California ranks dead last — 50th place — in the U-Haul Growth Index released today.

This is the sixth consecutive year California has finished in last place. California imposes the highest top state income tax rate in the nation at 13.3 percent.

As noted by the company, the U-Haul Growth Index “ranks states by their net gain (or loss) of customers who rented a one-way truck, trailer or U-Box moving containers in one state and dropped off their equipment in another state.”

California appears determined to keep its 50th place ranking far into the future as it considers a confiscatory “one-time billionaire wealth tax” which will prove to be neither one-time nor limited to billionaires.

Regarding California’s sixth consecutive year of finishing dead last, Americans for Tax Reform president Grover Norquist said: “No state is without value. Some serve as bad examples.”

The index shows Americans continue to move away from high-tax states in favor of low-tax and no-income-tax states.

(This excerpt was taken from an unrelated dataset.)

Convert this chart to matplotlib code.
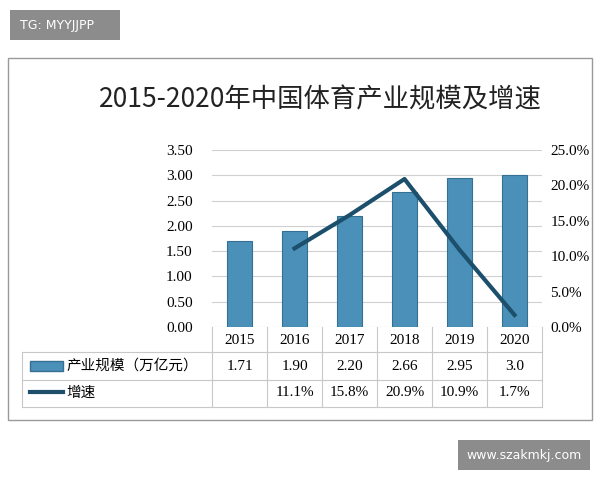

Three of the top four states attracting movers have no personal income tax: Texas, Florida, and Tennessee.

The ten best ranked states in the index have significantly lower personal income tax rates than the index’s ten worst ranked states:

3.5 percent: Average top state personal income tax rate of the 10 best ranked states.

7.2 percent: Average top state personal income tax rate of the 10 worst ranked states.

Taxes matter: As a group, the 10 worst ranked states impose a top personal income tax rate more than twice as high as the 10 best ranked states.

(See ATR’s state tax map here)

The 10 best ranked states in the U-Haul Growth Index are Texas, Florida, North Carolina, Tennessee, South Carolina, Washington, Arizona, Idaho, Alabama and Georgia.

The 10 worst ranked states in the U-Haul Growth Index are Michigan, Connecticut, Ohio, Pennsylvania, Maryland, New York, New Jersey, Illinois and California.

The U-Haul rankings also show states attracting residents tend to be those that protect a worker’s freedom to decide for themselves whether or not to join a union.

Among the top ten performing states on the U-Haul index, nine of them have a Right-to-Work law that protects workers from being forced to pay dues to union bosses as a condition of employment.

Among the bottom ten states on the U-Haul index, NONE of them has a right-to-work law. All are forced unionism states.

“The U-Haul annual report lets everyone see which states are failing and which are succeeding as judged by actual Americans,” said Grover Norquist, president of Americans for Tax Reform.